Another interesting portion of this comic shows Bruce appearing as Oswald Cobblepot when he encounters the Red Hood Gang in a dirigible flying over the city. “Red Hood One” has a rival mobster thrown out of that high-flying craft while telling him, “You forgot your chute!”

This book also makes me think that the aforementioned “Red Hood One” is actually the person who turns into the Joker later on. Mr. Snyder’s take is very different from Alan Moore’s origin story for Batman’s biggest foe. During The Killing Joke, the Joker is actually a patsy made to look like the gang’s leader and suffers the fall into a vat of acid while trying to escape, terrified. This time, “Red Hood One” is clearly in charge and already quite the nasty. The clues that make me think he’ll be the Joker are when he refers to Mr. Wayne as “Brucie,” a common phrase the Joker has used in the past, and the shape of his pointed nose when we see the character as a silhouette before putting his helmet on. He also considers “the vigilante” to be like him, both men on missions. We’ll see if I’m right or not.

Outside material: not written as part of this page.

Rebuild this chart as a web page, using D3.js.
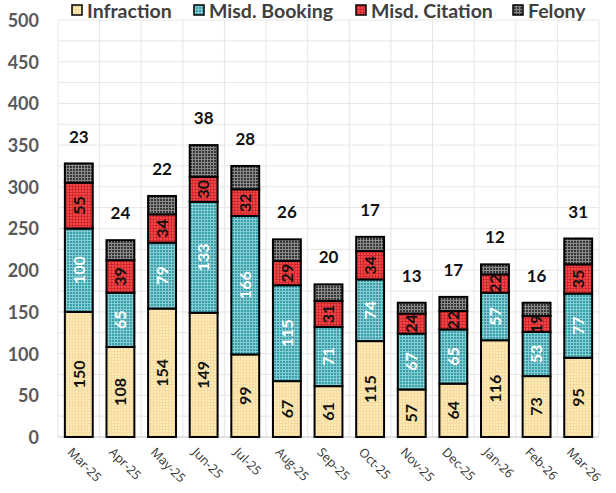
<!DOCTYPE html>
<html><head><meta charset="utf-8">
<script src="https://cdn.jsdelivr.net/npm/d3@7"></script>
<style>body{margin:0;background:#fff}svg{display:block}</style>
</head><body>
<svg id="c" width="616" height="493"></svg>
<script>
const months = ["Mar-25","Apr-25","May-25","Jun-25","Jul-25","Aug-25","Sep-25","Oct-25","Nov-25","Dec-25","Jan-26","Feb-26","Mar-26"];
const infraction = [150,108,154,149,99,67,61,115,57,64,116,73,95];
const misdBooking = [100,65,79,133,166,115,71,74,67,65,57,53,77];
const misdCitation = [55,39,34,30,32,29,31,34,24,22,22,19,35];
const felony = [23,24,22,38,28,26,20,17,13,17,12,16,31];
const seriesNames = ["Infraction","Misd. Booking","Misd. Citation","Felony"];
const yTicks = [0,50,100,150,200,250,300,350,400,450,500];

const svg = d3.select("#c");
const M = {l:58, r:17, t:20, b:56};
const x = d3.scaleBand().domain(months).range([M.l, 599]).paddingInner(0.33).paddingOuter(0.165);
const xb = d3.scaleBand().domain(months).range([M.l, 599]);
const y = d3.scaleLinear().domain([0,500]).range([437, 20]);
const FONT = "Lato, 'Open Sans', sans-serif";

const defs = svg.append("defs");
const pats = [
  {id:"p0", base:"#fdeab8", line:"#f5dc9e"},
  {id:"p1", base:"#36a0ab", line:"#86cbd2"},
  {id:"p2", base:"#f4474a", line:"#d02a2e"},
  {id:"p3", base:"#363636", line:"#8a8a8a"}
];
pats.forEach(p=>{
  const pt = defs.append("pattern").attr("id",p.id).attr("patternUnits","userSpaceOnUse").attr("width",3).attr("height",3);
  pt.append("rect").attr("width",3).attr("height",3).attr("fill",p.base);
  pt.append("rect").attr("x",0).attr("y",0).attr("width",3).attr("height",1).attr("fill",p.line);
  pt.append("rect").attr("x",0).attr("y",0).attr("width",1).attr("height",3).attr("fill",p.line);
});

// grid
const g = svg.append("g");
d3.range(0,501,25).forEach(v=>{
  g.append("line").attr("x1",M.l).attr("x2",599).attr("y1",y(v)).attr("y2",y(v)).attr("stroke","#e6e6e6").attr("stroke-width",1);
});
months.forEach(m=>{
  g.append("line").attr("x1",xb(m)).attr("x2",xb(m)).attr("y1",y(500)).attr("y2",y(0)).attr("stroke","#e6e6e6");
});
g.append("line").attr("x1",599).attr("x2",599).attr("y1",y(500)).attr("y2",y(0)).attr("stroke","#e6e6e6");
g.append("line").attr("x1",M.l).attr("x2",599).attr("y1",y(0)).attr("y2",y(0)).attr("stroke","#d0d0d0");

// y axis labels
const yAxis = d3.axisLeft(y).tickValues(yTicks).tickSize(0).tickPadding(0);
const ya = svg.append("g").attr("transform","translate(39,0)").call(yAxis);
ya.select(".domain").remove();
ya.selectAll("text").attr("font-family",FONT).attr("font-weight","bold").attr("font-size","18px").attr("fill","#595959").attr("dy","0.36em");

// stacked data
const table = months.map((m,i)=>({m, s0:infraction[i], s1:misdBooking[i], s2:misdCitation[i], s3:felony[i]}));
const stack = d3.stack().keys(["s0","s1","s2","s3"])(table);
const labelColors = ["#111","#fff","#111"];
stack.forEach((layer,k)=>{
  const gl = svg.append("g");
  gl.selectAll("rect").data(layer).join("rect")
    .attr("x",d=>x(d.data.m)).attr("width",x.bandwidth())
    .attr("y",d=>y(d[1])).attr("height",d=>y(d[0])-y(d[1]))
    .attr("fill",`url(#p${k})`).attr("stroke","#000").attr("stroke-width",2);
  if(k<3){
    gl.selectAll("text").data(layer).join("text")
      .attr("transform",d=>`translate(${x(d.data.m)+x.bandwidth()/2},${(y(d[0])+y(d[1]))/2}) rotate(-90)`)
      .attr("text-anchor","middle").attr("dy","0.36em")
      .attr("font-family",FONT).attr("font-weight","bold").attr("font-size","16px")
      .attr("fill",labelColors[k]).text(d=>d[1]-d[0]);
  } else {
    gl.selectAll("text").data(layer).join("text")
      .attr("x",d=>x(d.data.m)+x.bandwidth()/2).attr("y",d=>y(d[1])-27)
      .attr("text-anchor","middle").attr("dy","0.36em")
      .attr("font-family",FONT).attr("font-weight","bold").attr("font-size","17px")
      .attr("fill","#111").text(d=>d[1]-d[0]);
  }
});

// x labels
const xa = svg.append("g").attr("transform",`translate(0,${y(0)})`).call(d3.axisBottom(x).tickSize(0).tickPadding(0));
xa.select(".domain").remove();
xa.selectAll("text").attr("text-anchor","start").attr("transform","translate(-9,13) rotate(45)")
  .attr("dy","0.35em").attr("y",0)
  .attr("font-family","'Open Sans',sans-serif").attr("font-size","12.5px").attr("fill","#333");

// legend
const legX = [72,194,356,513];
const lg = svg.append("g");
seriesNames.forEach((n,i)=>{
  lg.append("rect").attr("x",legX[i]).attr("y",5).attr("width",10).attr("height",10).attr("fill",`url(#p${i})`).attr("stroke","#000").attr("stroke-width",1.5);
  lg.append("text").attr("x",legX[i]+15).attr("y",11).attr("dy","0.35em")
    .attr("font-family",FONT).attr("font-weight","bold").attr("font-size","19.5px").attr("fill","#404040").text(n);
});
</script>
</body></html>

Another interesting confrontation takes place between Bruce and Alfred, who is trying to keep Bruce from completely entering into a war on crime that the butler feels can never be won. Bruce is quick to anger at this stage of his development, and after Alfred endures the heat of an outburst and slaps Bruce in the face, he leaves Wayne Manor, something that Alfred would do in the future a few times. But this was the first! Bruce has a lot to learn about getting along with others!

The backup story shows Bruce learning how to apply his knowledge and problem-solving skills to help him escape from a deathtrap. “When you can wield the impossible,” he’s told, “you can create wonders.”

THE ISSUE’S ART SHINES AS WELL!

As always, Capullo’s art (with Miki’s inks) continues to be a perfect match for Snyder’s story, as it has since the two started working together when the New 52 began.

Every once in a while, Mr. Capullo throws some especially interesting use of graphics, as he did back in Batman #5. That entire comic turned upside, much like Batman’s world was doing at that time. This month, he illustrates an ongoing conversation taking place in a museum setting by placing it inside a wheel resembling an Aztec calendar, as it spins to the center. Each bit of dialogue is numbered, if the reader needs that to keep track of what’s being said to whom.

Also, Albuquerque’s art again fits the backup story. It’s 180 degrees different from last month’s action-packed tale, with this month being much more of a tale of suspense.

BOTTOM LINE: “ZERO YEAR” CONTINUES TO EXCEL!

Honestly, I had such high expectations after the “Court of Owls” and “Death of the Family” stories that I wasn’t sure “Zero Year” could match them. But I should have known better! Whenever you see the names of this issue’s creators on a book, buy it because it’s going to be great storytelling! Now I have to find the patience to wait a whole month for the next chapter. This issue gets five out of five stars.